Award-winning Playwright Teaches his Art to W&L Students
It’s quite possible that students taking the playwriting course at Washington and Lee University this fall could find themselves eventually competing against their professor.
In October, Chris Gavaler, visiting assistant professor of English, won the outstanding playwright award at the Pittsburgh New Works Festival for the fourth year in a row for his one-act play “Vows.”
This semester, for the first time in three years, W&L is offering a course in playwriting.

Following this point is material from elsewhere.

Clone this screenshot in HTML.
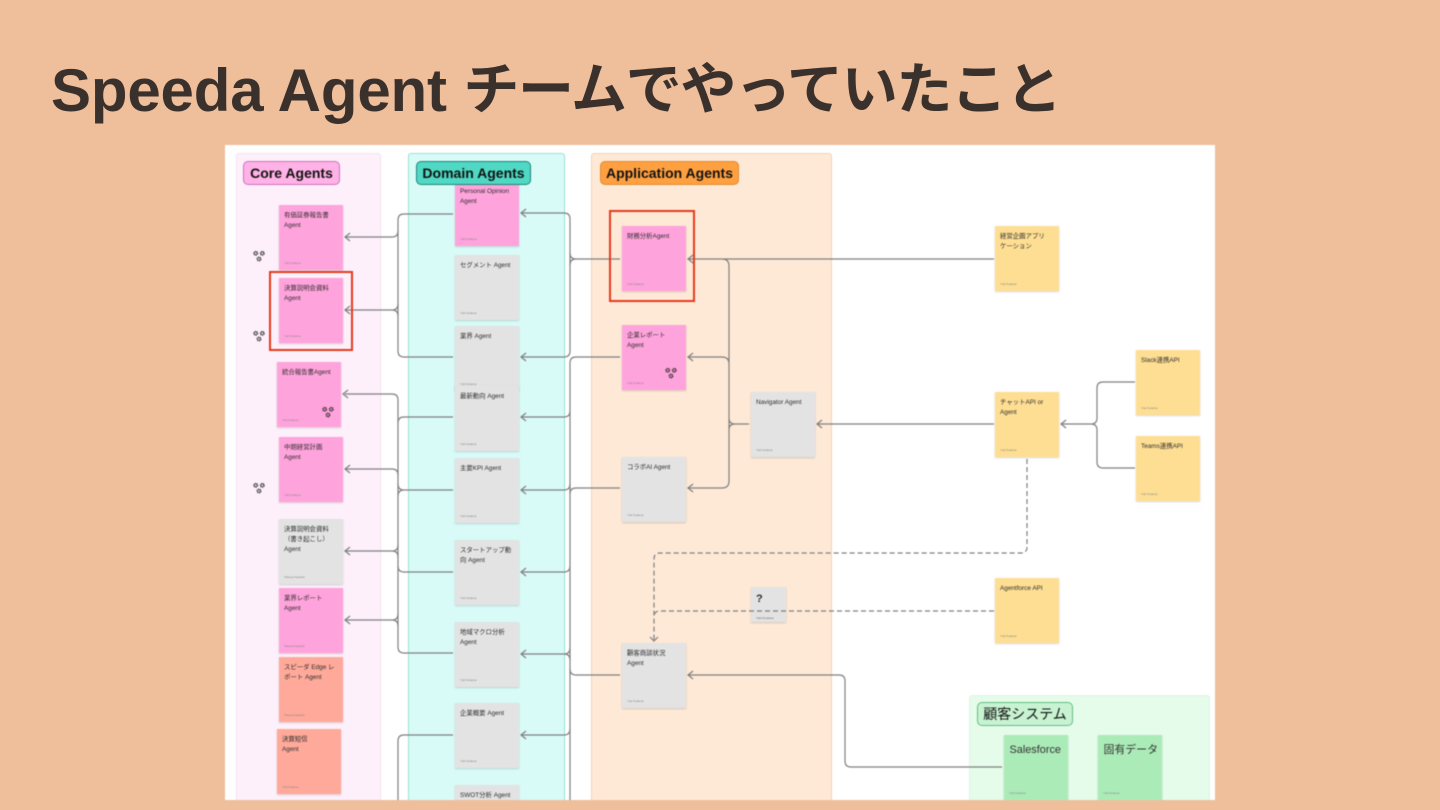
<!DOCTYPE html>
<html lang="ja">
<head>
<meta charset="utf-8">
<title>Speeda Agent チームでやっていたこと</title>
<style>
html,body{margin:0;padding:0;width:1440px;height:810px;overflow:hidden;background:#EFBF9C}
body{position:relative;font-family:"Liberation Sans","Noto Sans CJK JP",sans-serif}
#title{position:absolute;left:51px;top:52px;height:72px;font-size:60px;line-height:72px;font-weight:700;color:#3A302C;white-space:nowrap;letter-spacing:-.17px}
#title span{position:relative;top:-2px;font-size:56px;letter-spacing:-1.3px;font-family:"Noto Sans CJK JP",sans-serif}
#clip{position:absolute;left:225px;top:145px;width:990px;height:655px;overflow:hidden;background:#fff;filter:blur(.45px)}
#d{position:absolute;left:-225px;top:-145px;width:1440px;height:800px;overflow:hidden}
.pnl,.lab,.n,.red{position:absolute;box-sizing:border-box}
.pnl{top:153px;height:647px;border-radius:3px 3px 0 0;border-bottom:0!important}
.lab{height:24px;top:161px;border-radius:5px;font-size:14px;line-height:23px;font-weight:700;text-align:center;color:#111;white-space:nowrap}
.n{width:64px;height:65px;padding:6px 4px 0 5px;font-size:6.4px;line-height:10px;color:#2e2e2e;box-shadow:0 1px 2px rgba(0,0,0,.16);white-space:nowrap}
.n i{position:absolute;left:5px;bottom:5px;font-style:normal;font-size:2.8px;line-height:4px;color:#888}
.p{background:#FFA3DC}.g{background:#E3E3E3}.s{background:#FFA99A}.y{background:#FEDE93}.m{background:#ABEBB8}
.m{font-size:10.9px;line-height:14px;padding:8px 0 0 5.5px;color:#333}
.red{border:2px solid #E5391C}
svg{position:absolute;left:0;top:0}
.c{fill:none;stroke:#7f7f7f;stroke-width:1.2}
.st{fill:none;stroke:#222;stroke-width:1.7;stroke-dasharray:1 .6}
</style>
</head>
<body>
<div id="title">Speeda Agent <span>チームでやっていたこと</span></div>
<div id="clip"><div id="d">
  <div class="pnl" style="left:236px;width:145px;background:#FDF0FA;border:1px solid #F7E0F2"></div>
  <div class="pnl" style="left:408px;width:157px;background:#D9FBF8;border:1px solid #9ADFD6"></div>
  <div class="pnl" style="left:591px;width:241px;background:#FEE9D7;border:1px solid #F7D3AE"></div>
  <div class="pnl" style="left:969px;top:695px;height:105px;width:241px;background:#E6FCEA;border:1px solid #DDF6E2"></div>

  <div class="n p" style="left:279px;top:205px">有価証券報告書<br>Agent<i>Yuki Kodama</i></div>
  <div class="n p" style="left:279px;top:278px">決算説明会資料<br>Agent<i>Yuki Kodama</i></div>
  <div class="n p" style="left:277px;top:362px">統合報告書Agent<i>Yuki Kodama</i></div>
  <div class="n p" style="left:279px;top:437px">中期経営計画<br>Agent<i>Yuki Kodama</i></div>
  <div class="n g" style="left:279px;top:519px">決算説明会資料<br>（書き起こし）<br>Agent<i>Tatsuya Hayashi</i></div>
  <div class="n p" style="left:279px;top:588px">業界レポート<br>Agent<i>Tatsuya Hayashi</i></div>
  <div class="n s" style="left:279px;top:657px">スピーダ Edge レ<br>ポート Agent<i>Tatsuya Hayashi</i></div>
  <div class="n s" style="left:277px;top:729px">決算短信<br>Agent<i>Yuki Kodama</i></div>

  <div class="n p" style="left:455px;top:181px">Personal Opinion<br>Agent<i>Yuki Kodama</i></div>
  <div class="n g" style="left:455px;top:255px">セグメント Agent<i>Yuki Kodama</i></div>
  <div class="n g" style="left:455px;top:326px">業界 Agent<i>Yuki Kodama</i></div>
  <div class="n g" style="left:455px;top:386px">最新動向 Agent<i>Yuki Kodama</i></div>
  <div class="n g" style="left:455px;top:458px">主要KPI Agent<i>Yuki Kodama</i></div>
  <div class="n g" style="left:455px;top:540px">スタートアップ動<br>向 Agent<i>Yuki Kodama</i></div>
  <div class="n g" style="left:455px;top:622px">地域マクロ分析<br>Agent<i>Yuki Kodama</i></div>
  <div class="n g" style="left:455px;top:703px">企業概要 Agent<i>Yuki Kodama</i></div>
  <div class="n g" style="left:455px;top:785px;height:15px">SWOT分析 Agent</div>

  <div class="n p" style="left:622px;top:226px">財務分析Agent<i>Yuki Kodama</i></div>
  <div class="n p" style="left:622px;top:325px">企業レポート<br>Agent<i>Yuki Kodama</i></div>
  <div class="n g" style="left:622px;top:457px">コラボAI Agent<i>Yuki Kodama</i></div>
  <div class="n g" style="left:622px;top:643px">顧客商談状況<br>Agent<i>Yuki Kodama</i></div>
  <div class="n g" style="left:751px;top:392px">Navigator Agent<i>Yuki Kodama</i></div>
  <div class="n g" style="left:751px;top:587px;width:35px;height:35px;font-size:11px;font-weight:700;padding:7px 0 0 5px">?<i style="bottom:2px">Yuki Kodama</i></div>

  <div class="n y" style="left:995px;top:226px">経営企画アプリ<br>ケーション<i>Yuki Kodama</i></div>
  <div class="n y" style="left:995px;top:392px">チャットAPI or<br>Agent<i>Yuki Kodama</i></div>
  <div class="n y" style="left:995px;top:578px">Agentforce API<i>Yuki Kodama</i></div>
  <div class="n y" style="left:1136px;top:350px">Slack連携API<i>Yuki Kodama</i></div>
  <div class="n y" style="left:1136px;top:436px">Teams連携API<i>Yuki Kodama</i></div>

  <div class="n m" style="left:1004px;top:735px">Salesforce<i>Yuki Kodama</i></div>
  <div class="n m" style="left:1098px;top:735px">固有データ<i>Yuki Kodama</i></div>

  <svg width="1440" height="800" viewBox="0 0 1440 800">
    <g class="c">
      <path class="c" d="M453 214H404Q398 214 398 220V351Q398 357 404 357H453"/>
      <path class="c" d="M345 237H392Q398 237 398 231M345 310H392Q398 310 398 304M392 310Q398 310 398 316"/>
      <path class="c" d="M345 394H392Q398 394 398 400V647Q398 653 404 653H453"/>
      <path class="c" d="M453 417H404Q398 417 398 423M345 469H392Q398 469 398 475M453 490H404Q398 490 398 484M404 490Q398 490 398 496M453 572H404Q398 572 398 566M345 551H392Q398 551 398 545M392 551Q398 551 398 557M345 620H392Q398 620 398 614M392 620Q398 620 398 626"/>
      <path class="c" d="M453 735H404Q398 735 398 741V800"/>

      <path class="c" d="M521 213H564Q570 213 570 219V351Q570 357 564 357H521"/>
      <path class="c" d="M620 259H576Q570 259 570 253M576 259Q570 259 570 265"/>
      <path class="c" d="M620 357H576Q570 357 570 363V800"/>
      <path class="c" d="M521 417H564Q570 417 570 411M521 490H564Q570 490 570 484M521 572H564Q570 572 570 566M521 654H564Q570 654 570 648M564 654Q570 654 570 660M521 735H564Q570 735 570 729"/>
      <path class="c" d="M620 488H576Q570 488 570 494M620 675H576Q570 675 570 669"/>

      <path class="c" d="M994 259H688M722 259Q729 259 729 266V481Q729 488 722 488H688M688 357H722Q729 357 729 364M749 424H735Q729 424 729 418M735 424Q729 424 729 430"/>
      <path class="c" d="M994 424H817"/>
      <path class="c" d="M1061 424H1091Q1097 424 1097 418V388Q1097 382 1103 382H1135M1091 424Q1097 424 1097 430V462Q1097 468 1103 468H1135"/>
      <path class="c" d="M688 675H839Q845 675 845 681V761Q845 767 851 767H1002"/>

      <path class="c" stroke-dasharray="5 3" d="M1027 459V547Q1027 553 1021 553H660Q654 553 654 559V640"/>
      <path class="c" stroke-dasharray="5 3" d="M994 611H660Q654 611 654 617"/>

      <path class="c" d="M350 233L345 237L350 241M350 306L345 310L350 314M348 390L343 394L348 398M350 465L345 469L350 473M350 547L345 551L350 555M350 616L345 620L350 624"/>
      <path class="c" d="M526 209L521 213L526 217M526 353L521 357L526 361M526 413L521 417L526 421M526 486L521 490L526 494M526 568L521 572L526 576M526 650L521 654L526 658M526 731L521 735L526 739"/>
      <path class="c" d="M693 255L688 259L693 263M693 353L688 357L693 361M693 484L688 488L693 492M693 671L688 675L693 679M822 420L817 424L822 428M1066 420L1061 424L1066 428M650 637L654 641L658 637"/>
    </g>
    <g class="st">
      <circle cx="255.7" cy="253.3" r="1.6"/><circle cx="262.3" cy="253.3" r="1.6"/><circle cx="259" cy="259" r="1.6"/>
      <circle cx="255.7" cy="333.3" r="1.6"/><circle cx="262.3" cy="333.3" r="1.6"/><circle cx="259" cy="339" r="1.6"/>
      <circle cx="255.7" cy="485.3" r="1.6"/><circle cx="262.3" cy="485.3" r="1.6"/><circle cx="259" cy="491" r="1.6"/>
      <circle cx="324.7" cy="409.3" r="1.6"/><circle cx="331.3" cy="409.3" r="1.6"/><circle cx="328" cy="415" r="1.6"/>
      <circle cx="667.7" cy="370.3" r="1.6"/><circle cx="674.3" cy="370.3" r="1.6"/><circle cx="671" cy="376" r="1.6"/>
    </g>
  </svg>

  <div class="red" style="left:269px;top:271px;width:84px;height:80px"></div>
  <div class="red" style="left:609px;top:210px;width:86px;height:92px"></div>

  <div class="lab" style="left:243px;width:97px;background:#FFB2E6;border:1px solid #CE6FC0">Core Agents</div>
  <div class="lab" style="left:416px;width:115px;background:#4FD8C4;border:1px solid #1F8577">Domain Agents</div>
  <div class="lab" style="left:600px;width:139px;background:#FFA040;border:1px solid #E08A30">Application Agents</div>
  <div class="lab" style="left:977px;top:702px;width:96px;background:#C8F3D2;border:1px solid #62BE82;font-weight:400">顧客システム</div>
</div></div>
</body>
</html>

Students are studying the art under Gavaler, who normally teaches literature, composition and creative writing. “This is the first time I’ve specifically taught playwriting so I’m having a lot of fun,” he said. “We are focusing on the one-act play and are progressing to a 30-minute format.”
Gavaler used the 30-minute format in his award-winning plays. “I find the story ideas I come up with fit the 30-minute format perfectly. Ten-minute plays don’t give you a lot of room to get moving before your time is up. A full length 120-minute play is a radically different creature,” he explained.
“This is a very strong class of students, so I’m considering having them submit their plays to festivals, specifically the Pittsburgh New Works Festival,” he said. The festival is dedicated to fostering the development of original one-act plays and debuts a dozen works each year produced by a different theater company.
“There are definitely some student plays that are strong enough, and I think that by the end of the semester all the students could have something worth submitting,” said Gavaler. It would be an absolute delight if one of my students did well.”
The students will have some tough competition from Gavaler, who said he was surprised that he won for the fourth time. “I think this is the 19th year of the festival, and they’ve never before had a winner four times in a row,” he said. “I was surprised because, as much as I like the play, it’s a comedy and my previous plays were part-comedy part-dramas, so I wasn’t expecting to win. I didn’t think a straight comedy would have a chance.”
His play takes place in a church, where a sister in law and brother in law meet to discuss the affairs their spouses are having. During their conversation they realize that their spouses are having an affair with each other.
Gavaler said that a major part of the playwriting experience is handing over the play to a producer and director, and then seeing it performed for the first time when you sit in the audience. “It’s definitely a strange experience,” he said.
“When I go to Pittsburgh, I haven’t seen the dress rehearsal. I sit down in the audience, the lights go up, and then people I’ve never met walk on stage and start saying the lines I wrote. If I were involved with the rehearsal process I would see it slowly evolving. It’s always a surprise to sit down and see what’s going to happen.”
He described playwriting as a highly collaborative art form. “Even though I’ll write the script entirely on my own, once I hand it over it becomes something radically different. Producers, directors and actors can have very different interpretations. It’s the same words but the way in which it’s performed is hugely different.”
Gavaler added that when he writes short stories, which are the majority of his work, he has complete control. “A play on paper is like a musical score, you can look at the notation but you can’t really hear it until it’s actually performed. How a musician performs it can be radically different.”
It’s an experience he is keen for his students to enjoy.